Kids' groups split over delay of Green Paper

Emma Maier

There has been a mixed reaction by children's charities to the news that the Government's long-awaited Green Paper on children at risk is to be delayed.

The Green Paper, which sets out a framework for future policy based on a more holistic approach to children's services, was originally expected in spring this year.

However, the launch has been pushed back until after the summer parliamentary recess following a recent barrage of attacks on the new Minister for Children, Margaret Hodge, by the media.

The Government denies that the delay is linked to the controversy over Hodge, which relates to Islington Council's failure to investigate properly several cases of sexual abuse in the borough's care homes when she was council leader until 1992.

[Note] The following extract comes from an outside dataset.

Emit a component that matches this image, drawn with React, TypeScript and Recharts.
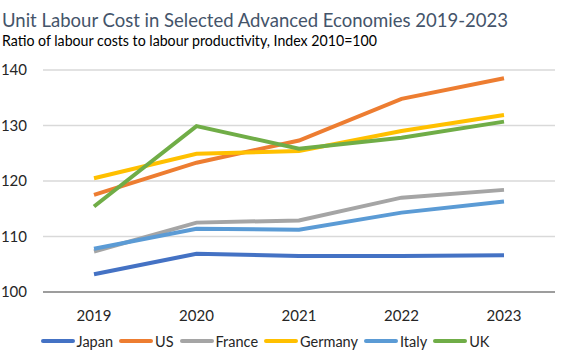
import React from "react";
import {
  LineChart,
  Line,
  XAxis,
  YAxis,
  CartesianGrid,
  Legend,
} from "recharts";

// values
const years = ["2019", "2020", "2021", "2022", "2023"];
const japan = [103.2, 106.9, 106.5, 106.5, 106.6];
const us = [117.5, 123.3, 127.3, 134.8, 138.5];
const france = [107.3, 112.5, 112.9, 117.0, 118.4];
const germany = [120.5, 124.9, 125.4, 129.0, 131.9];
const italy = [107.8, 111.4, 111.2, 114.3, 116.3];
const uk = [115.4, 129.9, 125.8, 127.8, 130.7];
const yTicks = [100, 110, 120, 130, 140];

const series = [
  { key: "Japan", values: japan, color: "#4472C4" },
  { key: "US", values: us, color: "#ED7D31" },
  { key: "France", values: france, color: "#A5A5A5" },
  { key: "Germany", values: germany, color: "#FFC000" },
  { key: "Italy", values: italy, color: "#5B9BD5" },
  { key: "UK", values: uk, color: "#70AD47" },
];

const data = years.map((year, i) => {
  const row: Record<string, string | number> = { year };
  series.forEach((s) => {
    row[s.key] = s.values[i];
  });
  return row;
});

const FONT = "Lato, 'Noto Sans', sans-serif";

const LegendContent = () => (
  <div
    style={{
      display: "flex",
      justifyContent: "center",
      alignItems: "center",
      fontFamily: FONT,
      fontSize: 14.5,
      color: "#262626",
      height: 20,
    }}
  >
    {series.map((s, i) => (
      <div
        key={s.key}
        style={{
          display: "flex",
          alignItems: "center",
          marginRight: i === series.length - 1 ? 0 : 6,
        }}
      >
        <span
          style={{
            display: "inline-block",
            width: 34,
            height: 4,
            borderRadius: 2,
            background: s.color,
            marginRight: 2,
          }}
        />
        <span>{s.key}</span>
      </div>
    ))}
  </div>
);

const App = () => {
  return (
    <div
      style={{
        position: "absolute",
        left: 0,
        top: 0,
        width: 570,
        height: 357,
        background: "#fff",
      }}
    >
      <LineChart
        width={570}
        height={357}
        data={data}
        margin={{ top: 70, right: 15, left: 0, bottom: 0 }}
      >
        <CartesianGrid vertical={false} stroke="#D9D9D9" strokeWidth={1.5} />
        <XAxis
          dataKey="year"
          height={45}
          padding={{ left: 51, right: 51 }}
          tickLine={false}
          axisLine={{ stroke: "#868686", strokeWidth: 1.5 }}
          tickMargin={12}
          tick={{ fill: "#262626", fontSize: 15, fontFamily: FONT }}
        />
        <YAxis
          width={43}
          domain={[100, 140]}
          ticks={yTicks}
          tickLine={false}
          axisLine={false}
          tickMargin={10}
          tick={{ fill: "#262626", fontSize: 15, fontFamily: FONT }}
        />
        <Legend
          content={<LegendContent />}
          wrapperStyle={{ top: 331, left: 0, width: 530, height: 20 }}
        />
        {series.map((s) => (
          <Line
            key={s.key}
            dataKey={s.key}
            stroke={s.color}
            strokeWidth={4}
            dot={false}
            type="linear"
            isAnimationActive={false}
          />
        ))}
      </LineChart>
      <svg
        width={570}
        height={60}
        style={{ position: "absolute", left: 0, top: 0, pointerEvents: "none" }}
      >
        <text
          x={2}
          y={27}
          fontFamily={FONT}
          fontSize={20}
          fill="#44546A"
          textLength={506}
          lengthAdjust="spacingAndGlyphs"
        >
          Unit Labour Cost in Selected Advanced Economies 2019-2023
        </text>
        <text
          x={2}
          y={46}
          fontFamily={FONT}
          fontSize={15}
          fill="#000"
          textLength={375}
          lengthAdjust="spacingAndGlyphs"
        >
          Ratio of labour costs to labour productivity, Index 2010=100
        </text>
      </svg>
    </div>
  );
};

export default App;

Barnardo's and the NSPCC have expressed regret at the delay. "The Green Paper came about partly in response to the death of Victoria Climbie, and we owe it to future generations to act as soon as we can to ensure that cases like this never happen again," said Chris Hanvey, UK director of operations at Barnardo's.

NSPCC spokeswoman Cath Drake added: "We are very disappointed that it has been delayed."

However, the National Children's Bureau is pleased that the Government is not rushing into a quick-fix solution. "This is an enormously complex piece of legislation, dealing with a very complicated issue," said spokeswoman Tracey Sands.